Multi-polar vs Multilateral World Order

During the Cold War, Indo-Pacific has been a region of ideological tug-of-war between the erstwhile Soviet Union and the US. China played its part by instigating communist insurgency and supporting genocidal regimes like Pol Pot. Post-Cold War, the tug-of-war has been between multilateral and multipolar world order. China has witnessed rapid economic growth, which has manifested in the militarisation of the region. In response to Chinese assertiveness, the Quadrilateral (QUAD) Grouping has emerged as an incipient multi-polar system in East Asia. In this backdrop ASEAN centrality based on a multilateral world order will become increasingly unsustainable. Hence, ASEAN will require the support of other great powers for legitimacy and for retaining a say for its own security order. Mao Zedong had once said that ‘we must have Southeast Asia, including South Vietnam, Thailand, Burma and Singapore. After we get the region, the wind from the East will prevail over the wind from the West’. Then Mao did not have the economic or military muscle to achieve his dream. But, now China’s capabilities appear to be commensurate with its dreams. Hence, China doesn’t have an incentive to protect ASEAN centrality.

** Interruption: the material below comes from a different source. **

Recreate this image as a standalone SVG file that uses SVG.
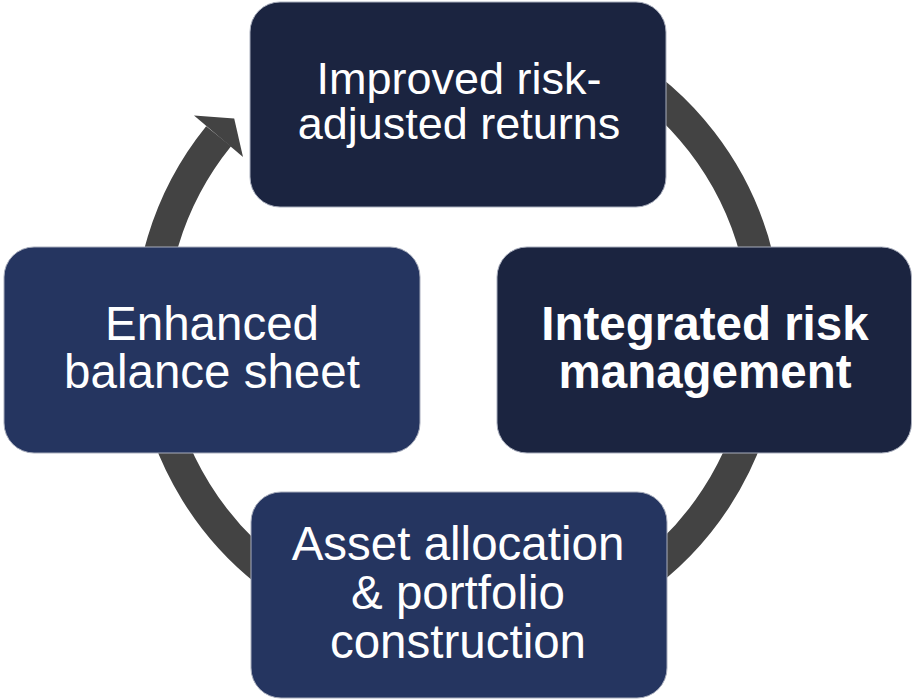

Lee Kuan Yew had suggested to the Indian Prime Minister Lal Bahadur Shastri in 1965 to go nuclear after the Chinese Nuclear explosion. He believed that ‘only India could look China in the eye’. He had further reiterated that ‘fear of China will grow with the growth of Chinese economy. So, ASEAN will always value strategic presence of India’. Traditionally, India has been opposed to great power intervention and military alliances in the Indo-Pacific Region. India has also discouraged the concept of filling-power-vacuum. Going by its traditional links with ASEAN, India will be naturally inclined to support ASEAN centrality. Indian leaders have stated that on number of occasions. Even though a multipolar world would fulfil India’s interests, India would always support a multilateral order for diffusing great power competition. Hence, India is ASEAN’s best bet for preserving its centrality in the Indo-Pacific.